The aim of this project is to provide you with an opportunity to apply various BI and data analytics techniques we’ve explored during the course. The project allows you to delve deep into a topic of your choice and to showcase your analytical skills. You should find data file(s) from online platforms like Kaggle. You will do detailed data analysis, visualization, statistical tests, and a well-articulated conclusion. You can select your data file relevant to the following domains:

Learning/Behavioural Analytics.
Statistics/Data Analytics.
Finance/Stock Investments.
Digital Marketing or Advertising.
Logistics/Operations Management

Evaluation Criteria: Your report will be evaluated based on:

Choice of topic and justification (10%)
Understanding of the data including data description and preparation (10%).
Depth of analysis, interpretation, and findings (60%).
Overall presentation, including graphics and visuals (20%)

Requirements:

Descriptive Analysis: Utilize techniques like boxplots, tables, cross tabulation, and scatter charts.
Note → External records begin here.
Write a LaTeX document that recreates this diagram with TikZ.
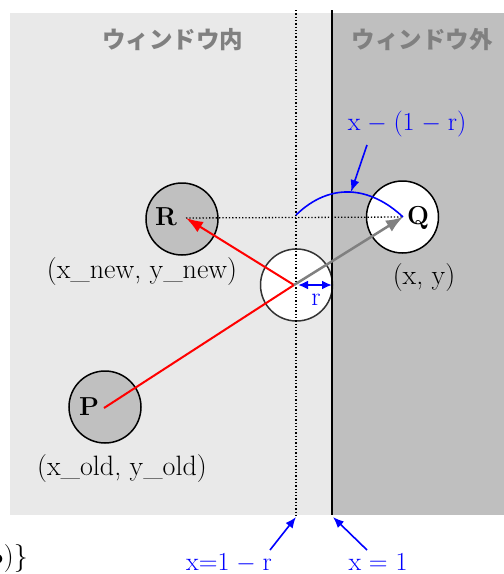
\documentclass[tikz,border=0pt]{standalone}
\usepackage{fontspec}
\newfontfamily\cjk{Noto Sans CJK JP}
\usetikzlibrary{arrows.meta}
\definecolor{lightbg}{HTML}{E9E9E9}
\definecolor{darkbg}{HTML}{BFBFBF}
\definecolor{ballgray}{HTML}{C0C0C0}
\definecolor{labelgray}{HTML}{808080}
\definecolor{myblue}{HTML}{0000FF}
\begin{document}
\begin{tikzpicture}[x=1pt,y=-1pt,
  ball/.style={circle,draw=black,line width=1.5pt,minimum size=72pt,inner sep=0pt},
  letter/.style={font=\fontsize{26}{28}\selectfont\bfseries,inner sep=0pt},
  coordtxt/.style={font=\fontsize{28}{32}\selectfont,inner sep=0pt},
  bluetxt/.style={font=\fontsize{26}{29}\selectfont,text=myblue,inner sep=0pt},
  regiontxt/.style={font=\cjk\bfseries\fontsize{23.5}{26}\selectfont,text=labelgray,inner sep=0pt},
  bluearrow/.style={draw=myblue,line width=1.6pt,-{Latex[length=12pt,width=9pt]}},
]
\useasboundingbox (0,0) rectangle (504,574);
% regions
\fill[lightbg] (10,13) rectangle (332,515);
\fill[darkbg] (332,13) rectangle (504,515);
\node[regiontxt] (inside) at (173,40) {ウィンドウ内};
\node[regiontxt] (outside) at (422,40) {ウィンドウ外};
% balls
\node[ball,fill=ballgray] (R) at (182,219) {};
\node[ball,fill=white] (Q) at (402.5,217) {};
\node[ball,fill=ballgray] (P) at (105,407) {};
\node[ball,fill=white,draw=black!80] (M) at (296.5,285) {};
\node[letter] (Rt) at (166,217) {R};
\node[letter] (Qt) at (418,218) {Q};
\node[letter] (Pt) at (89,407) {P};
% window lines
\coordinate (dtop) at (296,10);
\coordinate (dbot) at (296,515);
\coordinate (stop) at (332,10);
\coordinate (sbot) at (332,515);
\draw[dotted,line width=1.3pt] (dtop) -- (dbot);
\draw[line width=1.8pt] (stop) -- (sbot);
% key points
\coordinate (mc) at (294,285);
\coordinate (rc) at (186,218);
\coordinate (qc) at (403,217);
\coordinate (pc) at (104,408);
\coordinate (cross) at (296,215);
\coordinate (rr) at (332,285);
\draw[dotted,line width=1.3pt] (rc) -- (qc);
% movement arrows
\draw[red,line width=2pt] (pc) -- (mc);
\draw[red,line width=2pt,-{Latex[length=17pt,width=12pt]}] (mc) -- (rc);
\draw[gray,line width=2.5pt,-{Latex[length=17pt,width=13pt]}] (mc) -- (qc);
% r
\draw[myblue,line width=2pt,{Latex[length=10pt,width=9pt]}-{Latex[length=10pt,width=9pt]}] (298,285) -- (rr);
\node[bluetxt] (rlab) at (316,300) {r};
% overshoot curve
\draw[myblue,line width=1.6pt] (cross) .. controls (330,182) and (370,186) .. (qc);
\node[bluetxt] (over) at (407,124) {x$\;-\;$(1$\;-\;$r)};
\coordinate (apex) at (351,192);
\draw[bluearrow] (367,145) -- (apex);
% coordinate labels
\node[coordtxt] (newlab) at (142,272) {(x\_new, y\_new)};
\node[coordtxt] (qlab) at (424,278) {(x, y)};
\node[coordtxt] (oldlab) at (122,469) {(x\_old, y\_old)};
% bottom labels
\node[bluetxt,anchor=base] (l1) at (229,570) {x=1$\;-\;$r};
\node[bluetxt,anchor=base] (l2) at (378,570) {x = 1};
\draw[myblue,line width=1.6pt,-{Latex[length=11pt,width=9pt]}] (270,550) -- (296,517);
\draw[myblue,line width=1.6pt,-{Latex[length=11pt,width=9pt]}] (367,550) -- (333,517);
% clipped fragment
\node[coordtxt,anchor=east] (frag) at (28,558) {$\bullet$)\}};
\end{tikzpicture}
\end{document}
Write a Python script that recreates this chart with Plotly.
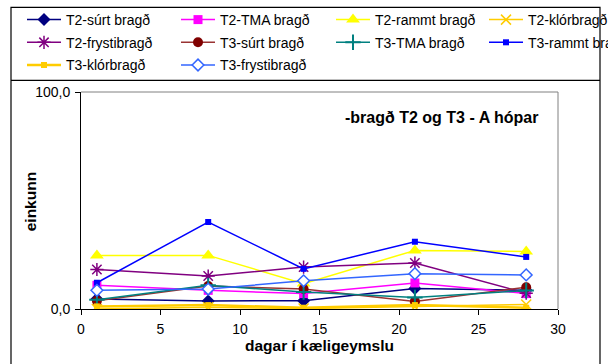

Provide interpretations for each analysis.
Statistical Tests: Conduct one 1-sample and one 2-sample t-tests. Formulate appropriate hypotheses and draw conclusions based on p-values.
Linear Regression: Carry out linear regression with at least two independent variables (preferably one numerical and one categorical). Interpret r-squared values, coefficients, p-values, and make a prediction using the coefficients.
Time Series Analysis: Forecast using at least two methods. Compare the methods using residual squares.
Dashboard Creation: Develop a dashboard using either pivot tables/pivot charts or Power BI. Each graph/chart should have a clear purpose and you should be able to explain the usefulness of each.

Submission:

Your submission should include:

A ‘detailed report’ (MAX 1500 words) describing your data file, screenshots of your work from excel and/or power BI, interpretations, any challenges you faced and any business recommendations.
Raw Data file(s) used for the project.
Final excel/Power BI file(s) with all your works with any accompanying instructions, descriptions or interpretations.